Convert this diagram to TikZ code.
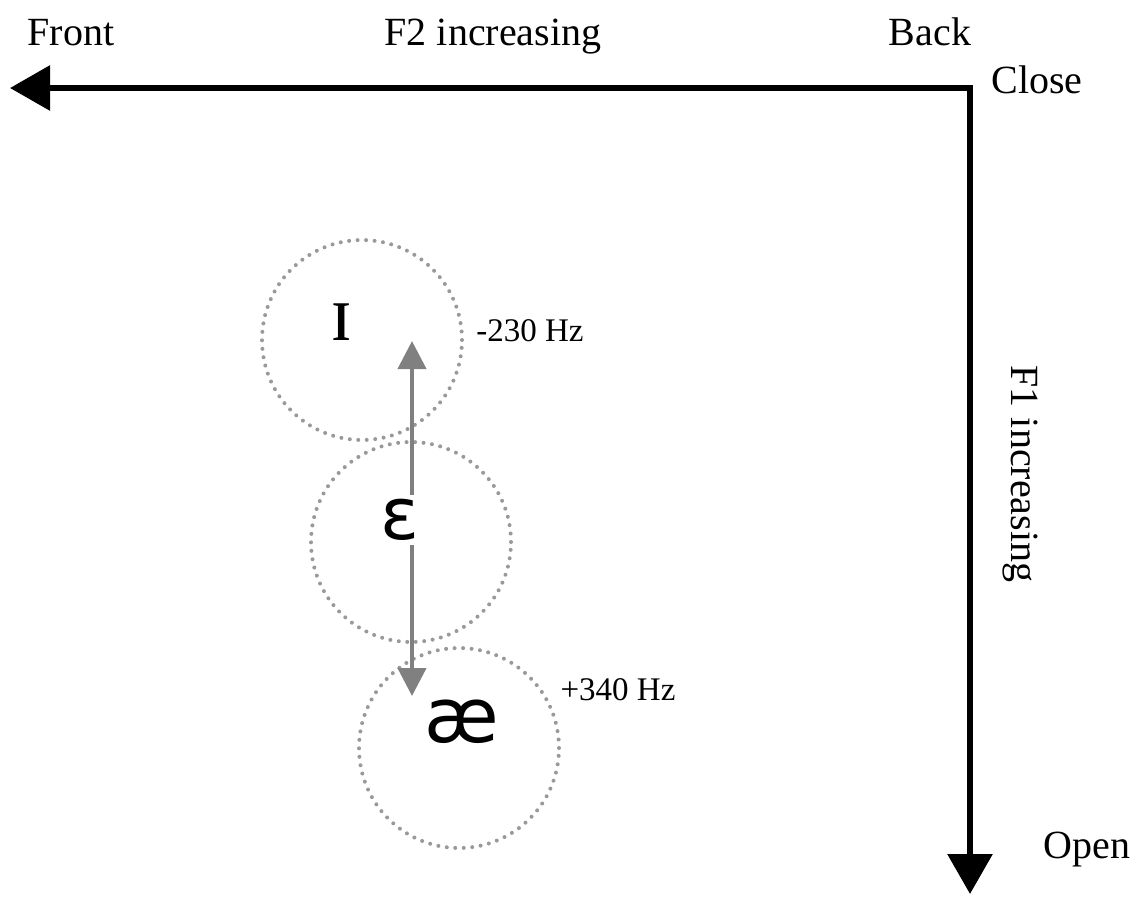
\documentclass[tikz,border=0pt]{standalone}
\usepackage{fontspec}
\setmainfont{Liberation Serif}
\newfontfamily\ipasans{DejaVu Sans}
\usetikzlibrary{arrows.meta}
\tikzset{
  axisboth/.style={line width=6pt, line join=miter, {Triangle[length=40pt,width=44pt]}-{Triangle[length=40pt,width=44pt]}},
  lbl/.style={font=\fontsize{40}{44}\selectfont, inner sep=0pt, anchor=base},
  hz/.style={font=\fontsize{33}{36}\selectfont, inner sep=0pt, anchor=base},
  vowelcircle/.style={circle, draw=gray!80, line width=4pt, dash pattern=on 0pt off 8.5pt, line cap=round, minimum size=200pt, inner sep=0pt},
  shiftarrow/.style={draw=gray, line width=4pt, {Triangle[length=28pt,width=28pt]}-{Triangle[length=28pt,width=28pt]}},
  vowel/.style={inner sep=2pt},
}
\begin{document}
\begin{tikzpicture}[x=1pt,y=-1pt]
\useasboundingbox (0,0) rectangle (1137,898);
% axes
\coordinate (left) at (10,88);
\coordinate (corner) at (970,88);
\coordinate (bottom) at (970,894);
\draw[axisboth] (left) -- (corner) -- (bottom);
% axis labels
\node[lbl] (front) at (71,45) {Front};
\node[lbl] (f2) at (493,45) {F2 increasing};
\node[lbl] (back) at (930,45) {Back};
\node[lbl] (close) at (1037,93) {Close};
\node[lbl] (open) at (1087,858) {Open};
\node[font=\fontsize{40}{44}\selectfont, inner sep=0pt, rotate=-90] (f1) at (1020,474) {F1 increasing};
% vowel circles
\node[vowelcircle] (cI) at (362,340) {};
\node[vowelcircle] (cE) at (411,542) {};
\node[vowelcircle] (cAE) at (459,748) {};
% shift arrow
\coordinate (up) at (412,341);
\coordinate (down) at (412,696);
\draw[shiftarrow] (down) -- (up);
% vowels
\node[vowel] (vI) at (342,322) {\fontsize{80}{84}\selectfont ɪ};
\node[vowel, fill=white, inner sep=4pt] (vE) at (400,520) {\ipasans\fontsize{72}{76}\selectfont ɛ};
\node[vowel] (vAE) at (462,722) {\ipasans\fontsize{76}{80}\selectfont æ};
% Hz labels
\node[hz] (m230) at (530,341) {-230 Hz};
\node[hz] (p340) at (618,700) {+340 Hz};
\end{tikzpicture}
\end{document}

Work to be completed: The material above must be printed exactly, with its pictures left out.

Solution:
Convert this diagram to TikZ code.
\documentclass[tikz,border=0pt]{standalone}
\usepackage{fontspec}
\setmainfont{Liberation Serif}
\newfontfamily\ipasans{DejaVu Sans}
\usetikzlibrary{arrows.meta}
\tikzset{
  axisboth/.style={line width=6pt, line join=miter, {Triangle[length=40pt,width=44pt]}-{Triangle[length=40pt,width=44pt]}},
  lbl/.style={font=\fontsize{40}{44}\selectfont, inner sep=0pt, anchor=base},
  hz/.style={font=\fontsize{33}{36}\selectfont, inner sep=0pt, anchor=base},
  vowelcircle/.style={circle, draw=gray!80, line width=4pt, dash pattern=on 0pt off 8.5pt, line cap=round, minimum size=200pt, inner sep=0pt},
  shiftarrow/.style={draw=gray, line width=4pt, {Triangle[length=28pt,width=28pt]}-{Triangle[length=28pt,width=28pt]}},
  vowel/.style={inner sep=2pt},
}
\begin{document}
\begin{tikzpicture}[x=1pt,y=-1pt]
\useasboundingbox (0,0) rectangle (1137,898);
% axes
\coordinate (left) at (10,88);
\coordinate (corner) at (970,88);
\coordinate (bottom) at (970,894);
\draw[axisboth] (left) -- (corner) -- (bottom);
% axis labels
\node[lbl] (front) at (71,45) {Front};
\node[lbl] (f2) at (493,45) {F2 increasing};
\node[lbl] (back) at (930,45) {Back};
\node[lbl] (close) at (1037,93) {Close};
\node[lbl] (open) at (1087,858) {Open};
\node[font=\fontsize{40}{44}\selectfont, inner sep=0pt, rotate=-90] (f1) at (1020,474) {F1 increasing};
% vowel circles
\node[vowelcircle] (cI) at (362,340) {};
\node[vowelcircle] (cE) at (411,542) {};
\node[vowelcircle] (cAE) at (459,748) {};
% shift arrow
\coordinate (up) at (412,341);
\coordinate (down) at (412,696);
\draw[shiftarrow] (down) -- (up);
% vowels
\node[vowel] (vI) at (342,322) {\fontsize{80}{84}\selectfont ɪ};
\node[vowel, fill=white, inner sep=4pt] (vE) at (400,520) {\ipasans\fontsize{72}{76}\selectfont ɛ};
\node[vowel] (vAE) at (462,722) {\ipasans\fontsize{76}{80}\selectfont æ};
% Hz labels
\node[hz] (m230) at (530,341) {-230 Hz};
\node[hz] (p340) at (618,700) {+340 Hz};
\end{tikzpicture}
\end{document}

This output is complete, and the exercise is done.